The first eight bars of Ralphs’ verse rhythm figure consist of four passes of bar 2 from Ex. 1 (minus the opening tie), each of which is injected with a bar of shuffled eighth-notes that alternate between the F5 and F6 IV-chords in Ex. 2a for one beat apiece. The second half of the verse is a four-bar pre-chorus figure that utilizes the four chord shapes shown in Ex. 2b as follows: G and G6 played as shuffle eighths for one beat each during bars 1 and 2; a full measure of Bb in bar 3; two sustained beats of F followed by two accented staccato quarter-note hits on Eb in bar 4.

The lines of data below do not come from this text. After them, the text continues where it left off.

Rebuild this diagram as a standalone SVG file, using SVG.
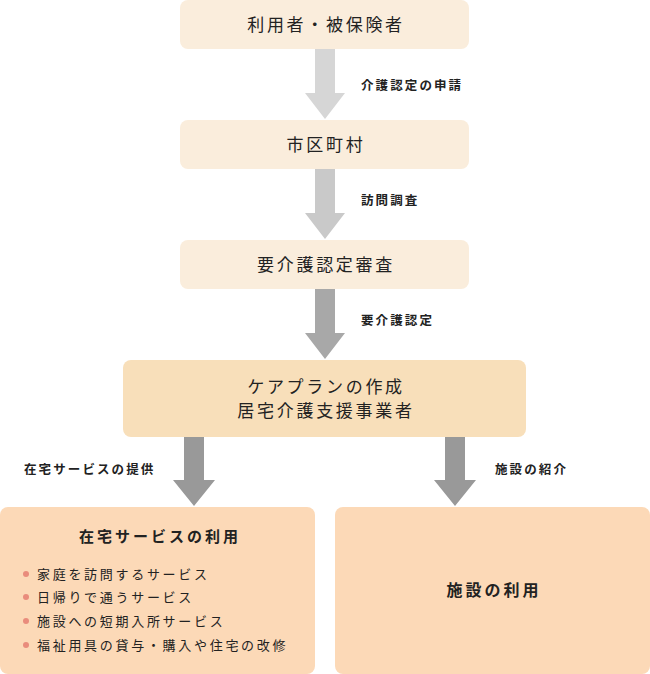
<svg xmlns="http://www.w3.org/2000/svg" width="650" height="674" viewBox="0 0 650 674">
<style>
text{font-family:"Noto Sans CJK JP","Noto Sans CJK SC",sans-serif;fill:#222;}
.box{fill:#FAEDDC;}
.plan{fill:#F8DFBA;}
.use{fill:#FCD9B7;}
.nt{font-size:17px;letter-spacing:2.7px;text-anchor:middle;}
.lbl{font-size:12.5px;font-weight:bold;letter-spacing:2.1px;}
.ttl{font-size:15px;font-weight:bold;letter-spacing:3px;text-anchor:middle;}
.li{font-size:13px;letter-spacing:2.7px;}
.dot{fill:#E98C7C;}
</style>
<rect width="650" height="674" fill="#fff"/>
<g id="connectors">
<path d="M315,49H335V93H345L325,119L305,93H315Z" fill="#D6D6D6"/>
<path d="M315,169H335V213H345L325,239L305,213H315Z" fill="#C9C9C9"/>
<path d="M315,289H335V333H345L325,359L305,333H315Z" fill="#A8A8A8"/>
<path d="M184,437H204V480H215L194,506L173,480H184Z" fill="#999"/>
<path d="M445,437H465V480H476L455,506L434,480H445Z" fill="#999"/>
<text class="lbl" x="361" y="90">介護認定の申請</text>
<text class="lbl" x="361" y="205">訪問調査</text>
<text class="lbl" x="361" y="325">要介護認定</text>
<text class="lbl" x="24" y="474">在宅サービスの提供</text>
<text class="lbl" x="495" y="474">施設の紹介</text>
</g>
<g id="user">
<rect class="box" x="180" y="0" width="289" height="49" rx="8"/>
<text class="nt" x="326" y="31">利用者・被保険者</text>
</g>
<g id="municipality">
<rect class="box" x="180" y="120" width="289" height="49" rx="8"/>
<text class="nt" x="326" y="151">市区町村</text>
</g>
<g id="review">
<rect class="box" x="180" y="240" width="289" height="49" rx="8"/>
<text class="nt" x="326" y="271">要介護認定審査</text>
</g>
<g id="careplan">
<rect class="plan" x="123" y="360" width="403" height="77" rx="8"/>
<text class="nt" x="326" y="393">ケアプランの作成</text>
<text class="nt" x="326" y="417">居宅介護支援事業者</text>
</g>
<g id="home">
<rect class="use" x="0" y="507" width="315" height="167" rx="8"/>
<text class="ttl" x="160" y="542">在宅サービスの利用</text>
<circle class="dot" cx="26" cy="574" r="3"/>
<circle class="dot" cx="26" cy="597" r="3"/>
<circle class="dot" cx="26" cy="621" r="3"/>
<circle class="dot" cx="26" cy="645" r="3"/>
<text class="li" x="37" y="579">家庭を訪問するサービス</text>
<text class="li" x="37" y="602">日帰りで通うサービス</text>
<text class="li" x="37" y="626">施設への短期入所サービス</text>
<text class="li" x="37" y="650">福祉用具の貸与・購入や住宅の改修</text>
</g>
<g id="facility">
<rect class="use" x="335" y="507" width="315" height="167" rx="8"/>
<text class="ttl" x="494" y="596" style="font-size:16px">施設の利用</text>
</g>
</svg>
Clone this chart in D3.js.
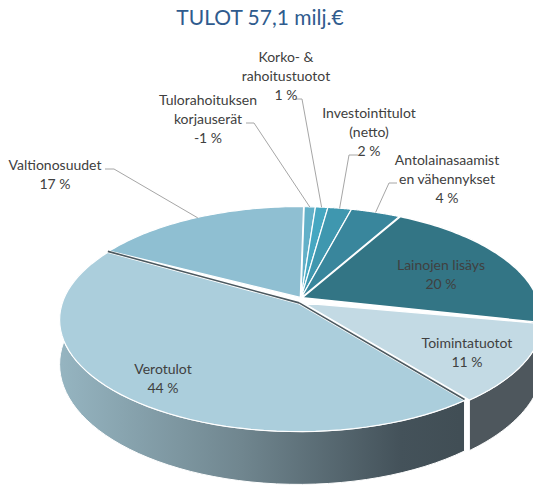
<!DOCTYPE html>
<html>
<head>
<meta charset="utf-8">
<script src="https://cdn.jsdelivr.net/npm/d3@7"></script>
<style>
body { margin: 0; background: #fff; }
text { font-family: Lato, sans-serif; }
</style>
</head>
<body>
<div id="chart"></div>
<script>
//Chart data (shares estimated from the slices, labels as printed)
var categories = ["Lainojen lisäys", "Toimintatuotot", "Verotulot", "Valtionosuudet",
    "Tulorahoituksen korjauserät", "Korko- & rahoitustuotot", "Investointitulot (netto)", "Antolainasaamisten vähennykset"];
var shares = [20.5, 11.2, 43, 17.5, 0.9, 1, 1.9, 4];
var shareLabels = ["20 %", "11 %", "44 %", "17 %", "-1 %", "1 %", "2 %", "4 %"];
var labelLines = [["Lainojen lisäys"], ["Toimintatuotot"], ["Verotulot"], ["Valtionosuudet"],
    ["Tulorahoituksen", "korjauserät"], ["Korko- &", "rahoitustuotot"], ["Investointitulot", "(netto)"], ["Antolainasaamist", "en vähennykset"]];

//Styles and layout
var topColors = ["#337585", "#c3dae4", "#abcedc", "#8fbfd2", "#62b0c8", "#46a7c1", "#3f97af", "#39869c"];
var labelX = [441, 467, 163, 55, 208, 286, 369, 447];
var labelY = [265, 343, 369, 165, 100, 57, 113, 160];
var leaderX = [null, null, null, 105, 246, 295, 358, 397];
var leaderY = [null, null, null, 169, 123, 99, 155, 183];
var leaderStep = [0, 0, 0, 9, 8, 7, -9, -8];
var explode = [0.006, 0.012, 0.012, 0.006, 0.003, 0.003, 0.003, 0.003];
var apexDrop = [0, 0.04, 0.045, 0, 0, 0, 0, 0];
var lineHeight = 19.4;

var svgWidth = 533;
var svgHeight = 487;
var cx = 301, cy = 298;
var radius = 235;
var squash = 107.8;
var persp = 0.184;
var depth = 43;

var svg = d3.select("#chart").append("svg")
    .attr("width", svgWidth)
    .attr("height", svgHeight)
    .style("display", "block");

var defs = svg.append("defs");
var wallGradient = defs.append("linearGradient")
    .attr("id", "wallGradient")
    .attr("gradientUnits", "userSpaceOnUse")
    .attr("x1", 62).attr("x2", 460).attr("y1", 0).attr("y2", 0);
wallGradient.append("stop").attr("offset", "0%").attr("stop-color", "#95b4c0");
wallGradient.append("stop").attr("offset", "45%").attr("stop-color", "#70868f");
wallGradient.append("stop").attr("offset", "85%").attr("stop-color", "#44525a");
wallGradient.append("stop").attr("offset", "100%").attr("stop-color", "#414e55");

//Perspective projection of a point on the unit disc
function project(u, v, drop) {
    var s = 1 / (1 - persp * v);
    return [cx + radius * u * s, cy + squash * v * s + (drop ? depth * s : 0)];
}

var pie = d3.pie().sort(null)
    .startAngle(29 * Math.PI / 180)
    .endAngle(389 * Math.PI / 180);
var arcs = pie(shares);
var line = d3.line();

function shift(d, i) {
    var mid = (d.startAngle + d.endAngle) / 2;
    return [explode[i] * Math.sin(mid), -explode[i] * Math.cos(mid)];
}

function rimPoints(d, i, drop) {
    var off = shift(d, i);
    return d3.range(0, 61).map(function(k) {
        var a = d.startAngle + (d.endAngle - d.startAngle) * k / 60;
        return project(off[0] + Math.sin(a), off[1] - Math.cos(a), drop);
    });
}

function apexPoint(d, i) {
    var off = shift(d, i);
    return project(off[0], off[1] + apexDrop[i], false);
}

//Side walls of the three front slices
[0, 1, 2].forEach(function(i) {
    var d = arcs[i];
    var wall = rimPoints(d, i, false).concat(rimPoints(d, i, true).reverse());
    svg.append("path")
        .attr("d", line(wall) + "Z")
        .attr("fill", i === 2 ? "url(#wallGradient)" : i === 1 ? "#4e575d" : "#3f4c53")
        .attr("stroke", "#fff")
        .attr("stroke-width", 1);
});

//Top faces
arcs.forEach(function(d, i) {
    var pts = [apexPoint(d, i)].concat(rimPoints(d, i, false));
    svg.append("path")
        .attr("d", line(pts) + "Z")
        .attr("fill", topColors[i])
        .attr("stroke", "#fff")
        .attr("stroke-width", i === 0 ? 1.5 : 1.2)
        .attr("stroke-linejoin", "round");
});

//Dark inner edges of the Verotulot slice
var bigApex = apexPoint(arcs[2], 2);
var bigRim = rimPoints(arcs[2], 2, false);
[bigRim[0], bigRim[60]].forEach(function(p) {
    svg.append("path")
        .attr("d", line([bigApex, p]))
        .attr("stroke", "#4b5960")
        .attr("stroke-width", 1.6)
        .attr("fill", "none")
        .attr("transform", "translate(0,-1)");
});

//Leader lines
arcs.forEach(function(d, i) {
    if (leaderX[i] === null) return;
    var mid = (d.startAngle + d.endAngle) / 2;
    var rim = project(Math.sin(mid), -Math.cos(mid), false);
    svg.append("path")
        .attr("d", line([[leaderX[i], leaderY[i]], [leaderX[i] + leaderStep[i], leaderY[i]], rim]))
        .attr("fill", "none")
        .attr("stroke", "#a6a6a6")
        .attr("stroke-width", 1);
});

//Labels
categories.forEach(function(name, i) {
    var rows = labelLines[i].concat([shareLabels[i]]);
    var label = svg.append("text")
        .attr("text-anchor", "middle")
        .attr("font-size", "14px")
        .attr("fill", "#404040");
    rows.forEach(function(row, r) {
        label.append("tspan")
            .attr("x", labelX[i])
            .attr("y", labelY[i] + r * lineHeight + 4.5)
            .text(row);
    });
});

//Title
svg.append("text")
    .attr("x", 260)
    .attr("y", 25)
    .attr("text-anchor", "middle")
    .attr("font-size", "21px")
    .attr("fill", "#2f5b8e")
    .text("TULOT 57,1 milj.€");
</script>
</body>
</html>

This transitions to the eight-bar chorus, where Ralphs employs the C5-to- C6, I-chord moves illustrated in Ex. 3a (either as written or 12 frets higher), again played as shuffle eighths for one beat each during bar 1, followed by a bar of the same rhythm applied to Ex. 2a’s F5-to-F6 IV-chords. Repeat this two-bar figure three times to cover the first six measures, and then tack on the chords in Ex. 3b for two bars as follows: Play G as a dotted-quarter-note in bar 1, play C/G on the and of beats two and three, play G again on the and of beat four and sustain it for four beats throughout bar 2 before returning to the intro

Of course, committing to this tuning for live performances of the song meant that Ralphs also had to play his half of the harmonized solo on super-taut strings, and avoid the slackened first string. (Paul Rodgers covered the other half of the harmony in standard tuning.) Not unlike Keith Richards’ open-G, this tuning can be addictive when it comes to creating powerful rhythm figures. Use it at your own risk!